Stef: In college, a roommate’s friend left a bottle of Bombay Sapphire in our fridge so this boy I liked drank it, mixing it with everything in our fridge including ketchup (because we were like 19 and idiots), and obviously ended up vomiting into my toilet and crying for hours while I rubbed his back and he deliriously screamed I JUST WANT TO BE STRAIGHT AGAIN and tried to kiss me. it traumatized me so much i can’t touch the stuff. Also yes, Pine-Sol.
Carolyn: I am extremely for yellow northern Quebec gin and neutral on all other gins, except that sometimes you just need a fucking gin and tonic and maybe to talk grimly about towels. But also yes to what Laneia said about cucumbers.
Gabby: My first-ever girlfriend, the one who got lost on a mountain during a hippie lesbian silent retreat, loved gin and tonics. She drank them all the time while smoking cloves, wearing all black, and listening to her RENT soundtrack cd. I don’t drink that shit because memories.
Stef: Gabby, was this your first girlfriend?
Gabby: Stef, you just killed me and then I was born again. Also, yes. That’s her. We still talk. She’s sober now. Still wears all black.
Hannah: Okay so full disclosure, when I was a stupid high schooler my friend brought a bottle of gin in a Poland spring bottle to first period computers and I took a solid chug (or ten). I thought it was vodka, and I don’t know why vodka might have been better, but I always feel it’s important to note that I thought it was vodka. I took a French test, which I really thought I had nailed (I mean, I am significantly better at speaking French when I’m drunk), and then promptly puked in front of my whole science class upon arrival but for whatever reason nobody noticed but the TA who let me take an entire chem test before suggesting I go home. The smell of gin was like kryptonite to me until college when somebody introduced me to the GINgerale, and gin and I have been having a love affair ever since. One that is rife with hangovers because who knew either gin or tonic had so much sugar???
Those are my feelings about gin.
Kaitlyn: One time I drank too much gin before going on a dorm bonding trip to IHOP (I packed a water bottle of straight gin for the road, obvs) where I was really happy and pumped until the second my chocolate chip pancakes arrived, at which point I ran into the men’s room and fell onto the toilet so I could vomit. I say “fell” because I literally dropped to the ground and hit the toilet so hard I bruised my chest. I also puked so violently that I burst a bunch of blood vessels in my face. Then my sober friend arrived and I begged him to drive me home. I slept on the couch with a plastic grocery bag that I would wake up and vomit into periodically. And that’s why I didn’t drink gin for several years until my last job literally paid me to drink fancy cocktails.

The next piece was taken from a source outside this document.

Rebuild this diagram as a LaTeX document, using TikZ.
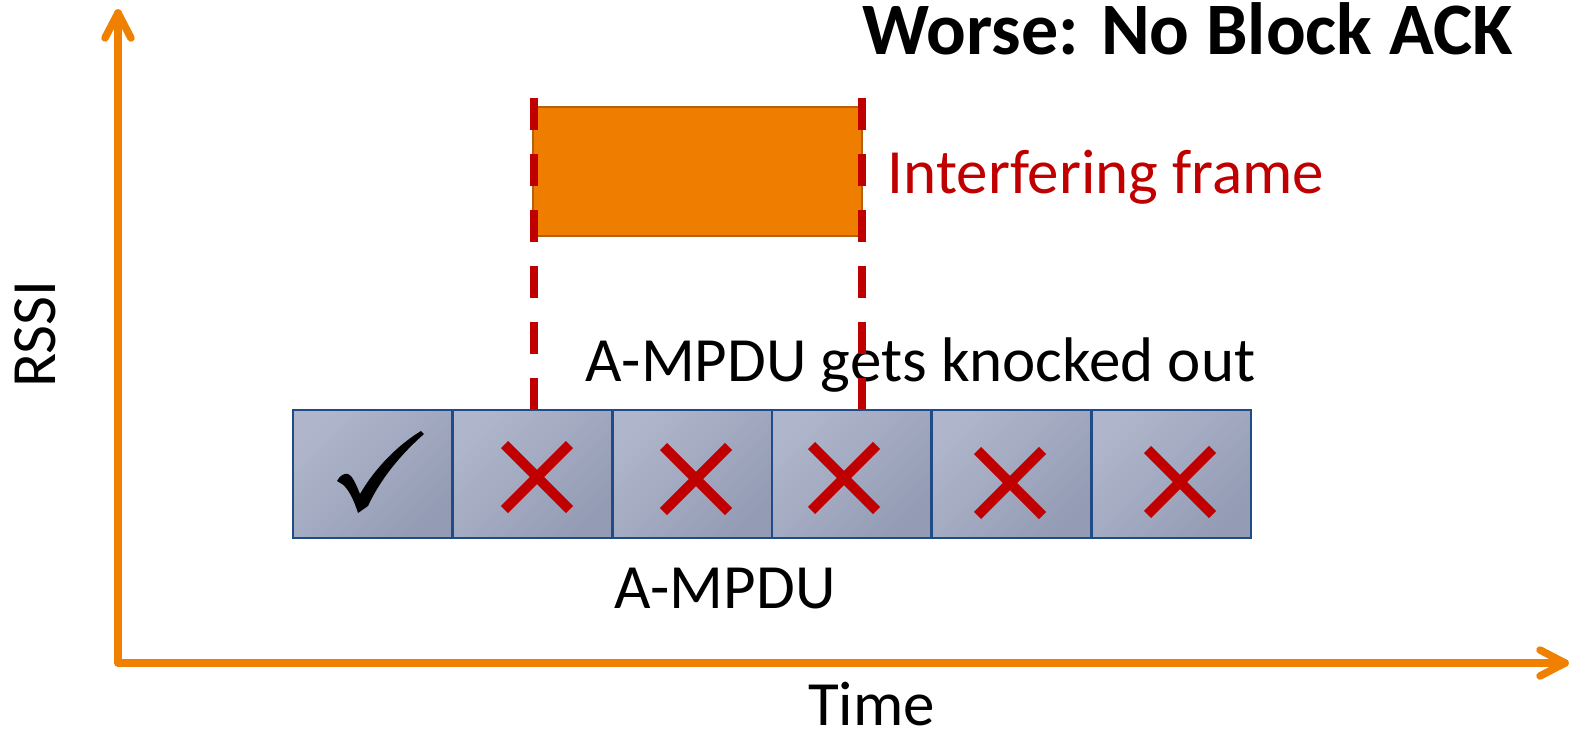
\documentclass[tikz,border=0pt]{standalone}
\usepackage{fontspec}
\setmainfont{Carlito}
\usetikzlibrary{calc}

\definecolor{axisorange}{RGB}{240,128,0}
\definecolor{frameorange}{RGB}{238,125,0}
\definecolor{frameedge}{RGB}{180,96,12}
\definecolor{lossred}{RGB}{192,0,0}
\definecolor{cellhi}{RGB}{175,182,203}
\definecolor{celllo}{RGB}{148,156,181}
\definecolor{celledge}{RGB}{31,76,135}

\tikzset{
  axisline/.style={draw=axisorange, line width=7.5pt, line cap=round, line join=round},
  mpdu/.style={rectangle, draw=celledge, line width=2.5pt, inner sep=0pt,
    minimum width=159.667pt, minimum height=128pt,
    top color=cellhi, bottom color=celllo, shading angle=45},
  lossmark/.style={draw=lossred, line width=10pt},
  cutline/.style={draw=lossred, line width=8pt, dash pattern=on 32pt off 24pt},
  txt/.style={inner sep=0pt, anchor=base, font=\fontsize{63}{70}\selectfont},
  headtxt/.style={inner sep=0pt, anchor=base, font=\fontsize{74}{80}\selectfont\bfseries},
}

\begin{document}
\begin{tikzpicture}[x=1pt, y=-1pt]
\useasboundingbox (0,0) rectangle (1571,737);

% the six subframes of the aggregate
\foreach \i in {0,...,5}
  \node[mpdu] (c\i) at ({293+159.667*(\i+0.5)}, 474) {};

% delivered subframe: a calligraphic tick
\fill[black] (337,481) .. controls (340,475) and (345,473) .. (348,474)
  .. controls (352,475) and (356,484) .. (360,494)
  .. controls (375,468) and (398,445) .. (421,431)
  -- (424,434)
  .. controls (400,455) and (380,480) .. (368,506)
  -- (358,513)
  .. controls (354,500) and (348,488) .. (342,484)
  .. controls (340,482.5) and (338,482) .. (337,481) -- cycle;

% lost subframes
\foreach \n/\x/\y in {1/537/477, 2/696/479, 3/844/478, 4/1010/483, 5/1180/482} {
  \coordinate (m\n) at (\x,\y);
  \draw[lossmark] ($(m\n)+(-32.5,-32.5)$) -- ($(m\n)+(32.5,32.5)$);
  \draw[lossmark] ($(m\n)+(-32.5,32.5)$) -- ($(m\n)+(32.5,-32.5)$);
}

% interfering transmission
\node[draw=frameedge, fill=frameorange, line width=2.5pt, inner sep=0pt,
      minimum width=329pt, minimum height=129pt] (frame) at (697.5,171.5) {};

% texts
\node[headtxt] (title) at (1187.5,54) {Worse: No Block ACK};
\node[txt, text=lossred] (iflabel) at (1106,193) {Interfering frame};
\node[txt] (knock) at (920.5,381) {A-MPDU gets knocked out};
\node[txt] (agg) at (725,608) {A-MPDU};
\node[txt] (xlab) at (871.5,725) {Time};
\node[txt, rotate=90] (ylab) at (55,334) {RSSI};

% extent of the interference
\coordinate (l0) at (534,98);
\coordinate (r0) at (862,98);
\draw[cutline] (l0) -- (l0 |- c1.north);
\draw[cutline] (r0) -- (r0 |- c3.north);

% axes
\coordinate (org) at (118,663);
\coordinate (ytip) at (118,13);
\coordinate (xtip) at (1565,663);
\draw[axisline] (ytip) -- (org) -- (xtip);
\draw[axisline] ($(ytip)+(-13,25)$) -- (ytip) -- ($(ytip)+(13,25)$);
\draw[axisline] ($(xtip)+(-25,-13)$) -- (xtip) -- ($(xtip)+(-25,13)$);
\end{tikzpicture}
\end{document}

July: One time in college, my best friend Lane & I drank an entire bottle of gin, tried to bake a cake in the shape of Abraham Lincoln, & somehow got a hold of a box of oil pastels & drew all over the wall. I woke up the next morning with chocolate all over my face and stick-figure dogs all over my bedroom, with the words “I LOVE DOGZZZZZ YES YES” written on the walls.
Lizz: I love gin.
Rachel: In the summer of 2010 I was going through a breakup and drank a significant portion of a bottle of gin as well as, I believe, a tumblr full of tequila before going to a Pride party. I was blacked out before I even got to the bar, and managed to throw up about half my body weight yet also try to make a pass at a girl in front of her girlfriend as Lizz was dragging me out of the bar. I woke up on Lizz’s couch to find she had kindly put my disgusting clothes in a plastic bag and dressed me in her ultimate frisbee jersey from college and sweatpants, and then had to spend the rest of the day in her bed until about 4 pm because i was so hungover I couldn’t move. I was supposed to go to my ex’s girlfriend’s birthday that day, which involved HORSEBACK RIDING, and so called them and made up an elaborate lie instead. I am certain there is more that happened that evening but I hope Lizz never tells me or anyone else. In retrospect this could be why i don’t like gin very much.

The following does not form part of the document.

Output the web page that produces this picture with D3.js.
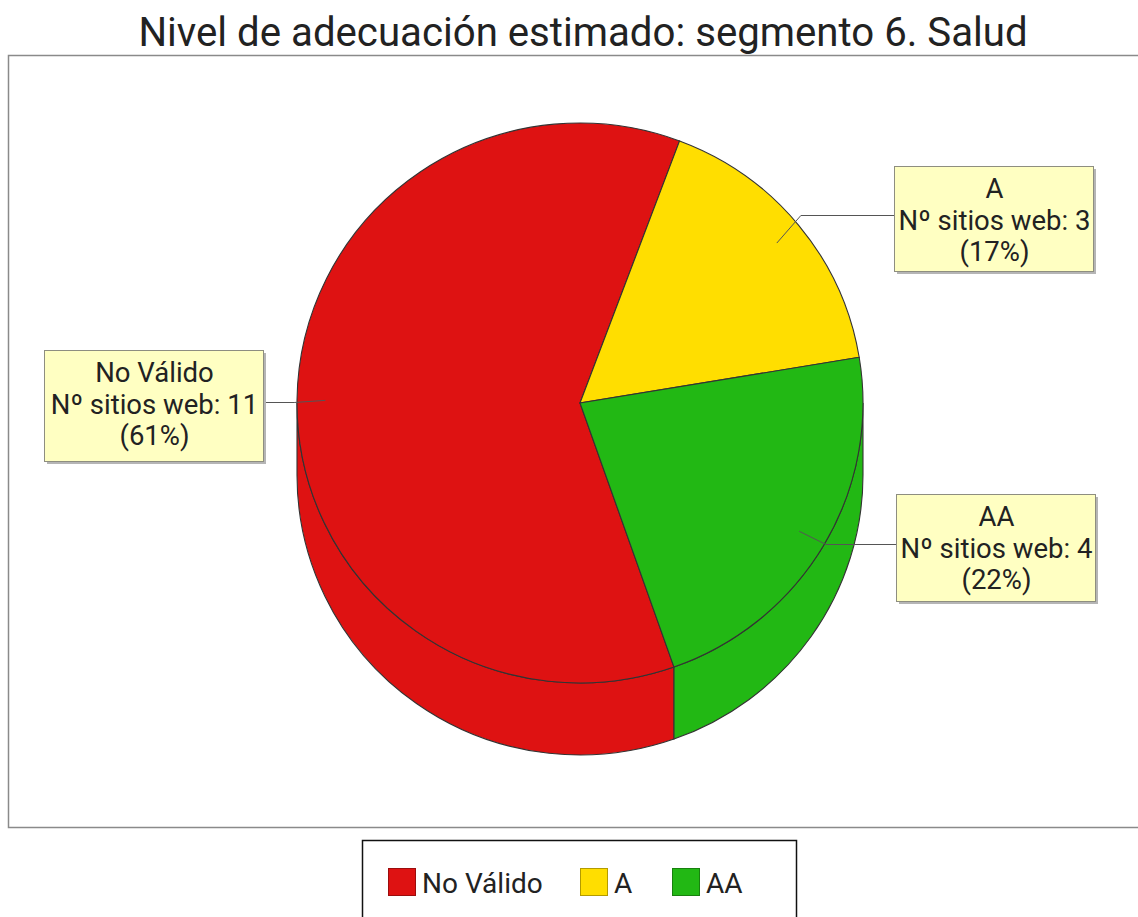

Lizz: One time Rachel drank a TON of gin and gay pride when she was going through this breakup and then drank like an entire tumbler of tequila and I think blacked out because when we got to the bar she made a million passes at me and every other girl in the bar including one who was with her girlfriend and then while our friend was finding a bathroom she started to puke and then puked a million times into a planter and then out the window of a car and then in my apartment so I put her to bed on the couch. In the AM I had to leave but I think she ended up staying at my place until like dinner or something and skipped some horseback riding thing with her ex-gf.
Lydia: This conversation makes me want a delicious gin based beverage. Also, I can almost understand the Pine-sol comparison. Still gonna drink it.
Okay readers, now it’s your turn: is gin the worst, the best, or something in between? Any horrifying gin stories to share with the group? It’s okay, we’re all friends here.